EXERCISE INSTRUCTIONS
Go through the data below. Pull out every line that has the word "this".

DATASET ENTRIES
>>>>>
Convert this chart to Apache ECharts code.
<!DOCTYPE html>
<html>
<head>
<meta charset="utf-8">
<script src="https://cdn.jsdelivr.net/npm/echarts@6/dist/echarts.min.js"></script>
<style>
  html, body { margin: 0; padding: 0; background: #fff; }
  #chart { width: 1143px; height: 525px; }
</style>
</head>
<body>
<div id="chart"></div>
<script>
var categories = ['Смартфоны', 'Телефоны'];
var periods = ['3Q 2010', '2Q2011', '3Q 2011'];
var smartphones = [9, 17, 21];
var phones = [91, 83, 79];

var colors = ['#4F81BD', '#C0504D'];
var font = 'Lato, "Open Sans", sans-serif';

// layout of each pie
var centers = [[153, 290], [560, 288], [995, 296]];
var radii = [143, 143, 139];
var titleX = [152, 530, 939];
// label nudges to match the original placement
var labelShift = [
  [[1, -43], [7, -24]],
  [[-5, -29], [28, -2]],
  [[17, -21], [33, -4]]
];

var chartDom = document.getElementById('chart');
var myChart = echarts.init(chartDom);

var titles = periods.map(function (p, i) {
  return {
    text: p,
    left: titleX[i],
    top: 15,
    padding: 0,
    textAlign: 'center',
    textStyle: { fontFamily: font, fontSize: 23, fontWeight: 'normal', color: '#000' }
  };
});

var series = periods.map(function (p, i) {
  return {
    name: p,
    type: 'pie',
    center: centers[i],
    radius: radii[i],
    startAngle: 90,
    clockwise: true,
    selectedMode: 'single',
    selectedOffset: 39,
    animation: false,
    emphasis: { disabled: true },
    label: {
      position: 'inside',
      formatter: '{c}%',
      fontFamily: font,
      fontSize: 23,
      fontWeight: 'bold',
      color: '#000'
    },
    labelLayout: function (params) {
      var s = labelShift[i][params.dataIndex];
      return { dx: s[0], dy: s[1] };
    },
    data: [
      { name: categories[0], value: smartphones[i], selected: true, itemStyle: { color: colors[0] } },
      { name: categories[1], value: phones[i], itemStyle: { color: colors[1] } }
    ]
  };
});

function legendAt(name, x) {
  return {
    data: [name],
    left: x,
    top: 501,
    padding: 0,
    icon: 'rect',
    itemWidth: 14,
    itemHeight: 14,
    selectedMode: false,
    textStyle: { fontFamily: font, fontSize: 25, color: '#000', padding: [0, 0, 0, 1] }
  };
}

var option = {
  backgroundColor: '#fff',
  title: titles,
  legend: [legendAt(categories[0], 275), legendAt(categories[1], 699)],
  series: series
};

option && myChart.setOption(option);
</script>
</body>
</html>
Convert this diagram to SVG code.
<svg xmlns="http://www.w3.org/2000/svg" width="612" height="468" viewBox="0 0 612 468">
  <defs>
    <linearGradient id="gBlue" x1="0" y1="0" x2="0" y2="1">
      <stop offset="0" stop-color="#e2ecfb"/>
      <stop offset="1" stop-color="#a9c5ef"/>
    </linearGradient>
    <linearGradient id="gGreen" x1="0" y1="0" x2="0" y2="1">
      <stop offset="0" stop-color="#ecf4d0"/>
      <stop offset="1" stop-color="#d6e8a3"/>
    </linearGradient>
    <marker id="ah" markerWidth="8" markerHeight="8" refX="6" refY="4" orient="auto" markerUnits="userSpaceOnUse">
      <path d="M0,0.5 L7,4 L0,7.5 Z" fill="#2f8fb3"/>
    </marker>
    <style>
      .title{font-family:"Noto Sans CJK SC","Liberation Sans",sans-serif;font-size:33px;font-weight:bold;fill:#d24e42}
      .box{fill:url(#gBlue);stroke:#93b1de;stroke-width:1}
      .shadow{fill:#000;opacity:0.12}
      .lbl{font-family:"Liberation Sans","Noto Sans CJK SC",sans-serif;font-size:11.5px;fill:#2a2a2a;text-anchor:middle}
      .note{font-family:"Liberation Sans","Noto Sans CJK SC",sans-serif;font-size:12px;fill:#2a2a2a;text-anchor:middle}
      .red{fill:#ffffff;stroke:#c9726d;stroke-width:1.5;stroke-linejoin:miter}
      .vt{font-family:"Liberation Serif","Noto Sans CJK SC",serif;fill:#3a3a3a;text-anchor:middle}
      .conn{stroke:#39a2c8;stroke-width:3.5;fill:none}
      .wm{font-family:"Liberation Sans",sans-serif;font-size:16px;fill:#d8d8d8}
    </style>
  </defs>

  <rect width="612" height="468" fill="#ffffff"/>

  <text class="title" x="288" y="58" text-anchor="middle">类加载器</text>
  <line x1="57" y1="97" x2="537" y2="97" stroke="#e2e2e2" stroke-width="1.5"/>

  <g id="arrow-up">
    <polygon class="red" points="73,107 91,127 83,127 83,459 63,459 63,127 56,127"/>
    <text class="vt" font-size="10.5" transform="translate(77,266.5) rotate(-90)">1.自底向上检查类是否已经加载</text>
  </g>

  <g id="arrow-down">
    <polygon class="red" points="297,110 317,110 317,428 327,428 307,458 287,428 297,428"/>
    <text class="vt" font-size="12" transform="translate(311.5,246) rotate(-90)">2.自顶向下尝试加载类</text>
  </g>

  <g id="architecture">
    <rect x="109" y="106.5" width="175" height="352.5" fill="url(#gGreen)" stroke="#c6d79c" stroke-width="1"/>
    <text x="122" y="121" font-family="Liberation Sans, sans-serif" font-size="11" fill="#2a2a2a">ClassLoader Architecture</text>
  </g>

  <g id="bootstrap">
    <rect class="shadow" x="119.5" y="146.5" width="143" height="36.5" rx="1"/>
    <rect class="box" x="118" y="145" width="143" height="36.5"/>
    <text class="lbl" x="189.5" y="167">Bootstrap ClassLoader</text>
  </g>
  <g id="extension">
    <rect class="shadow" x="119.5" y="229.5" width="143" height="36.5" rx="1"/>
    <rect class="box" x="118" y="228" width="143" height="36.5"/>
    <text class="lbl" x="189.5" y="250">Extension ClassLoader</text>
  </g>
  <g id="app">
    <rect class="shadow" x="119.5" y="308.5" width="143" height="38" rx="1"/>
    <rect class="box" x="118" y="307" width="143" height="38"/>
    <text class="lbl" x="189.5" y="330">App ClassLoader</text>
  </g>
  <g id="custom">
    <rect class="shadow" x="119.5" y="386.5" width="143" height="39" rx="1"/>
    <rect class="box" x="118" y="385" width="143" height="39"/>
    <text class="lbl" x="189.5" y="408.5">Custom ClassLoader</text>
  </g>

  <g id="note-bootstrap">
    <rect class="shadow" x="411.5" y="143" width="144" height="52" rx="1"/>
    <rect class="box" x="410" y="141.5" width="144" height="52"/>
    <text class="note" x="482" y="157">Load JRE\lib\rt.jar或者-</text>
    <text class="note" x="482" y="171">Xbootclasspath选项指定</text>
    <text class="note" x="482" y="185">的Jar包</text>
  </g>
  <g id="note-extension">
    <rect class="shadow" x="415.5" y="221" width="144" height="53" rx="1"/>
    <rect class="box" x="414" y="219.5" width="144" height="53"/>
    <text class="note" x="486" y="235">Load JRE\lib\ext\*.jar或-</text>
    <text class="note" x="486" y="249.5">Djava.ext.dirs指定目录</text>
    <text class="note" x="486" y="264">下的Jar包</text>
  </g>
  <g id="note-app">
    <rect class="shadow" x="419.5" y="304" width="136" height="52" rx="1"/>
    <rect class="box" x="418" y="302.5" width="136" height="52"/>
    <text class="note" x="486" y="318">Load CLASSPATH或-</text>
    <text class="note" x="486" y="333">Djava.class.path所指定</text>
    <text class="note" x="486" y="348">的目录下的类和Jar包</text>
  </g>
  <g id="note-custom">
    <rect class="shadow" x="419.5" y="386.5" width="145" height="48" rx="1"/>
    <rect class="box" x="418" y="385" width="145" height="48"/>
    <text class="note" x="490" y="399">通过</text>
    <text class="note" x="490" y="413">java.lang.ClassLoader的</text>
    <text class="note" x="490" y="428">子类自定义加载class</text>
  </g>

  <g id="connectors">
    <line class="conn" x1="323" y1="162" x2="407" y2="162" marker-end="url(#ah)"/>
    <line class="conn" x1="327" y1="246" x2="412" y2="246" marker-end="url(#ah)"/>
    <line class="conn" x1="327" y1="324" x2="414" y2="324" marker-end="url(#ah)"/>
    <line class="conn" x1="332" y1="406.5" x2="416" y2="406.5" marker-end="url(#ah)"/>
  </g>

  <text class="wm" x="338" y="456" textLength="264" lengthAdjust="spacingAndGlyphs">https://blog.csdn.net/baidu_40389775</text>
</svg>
<<<<<
EXERCISE RESULT
Convert this chart to Apache ECharts code.
Convert this diagram to SVG code.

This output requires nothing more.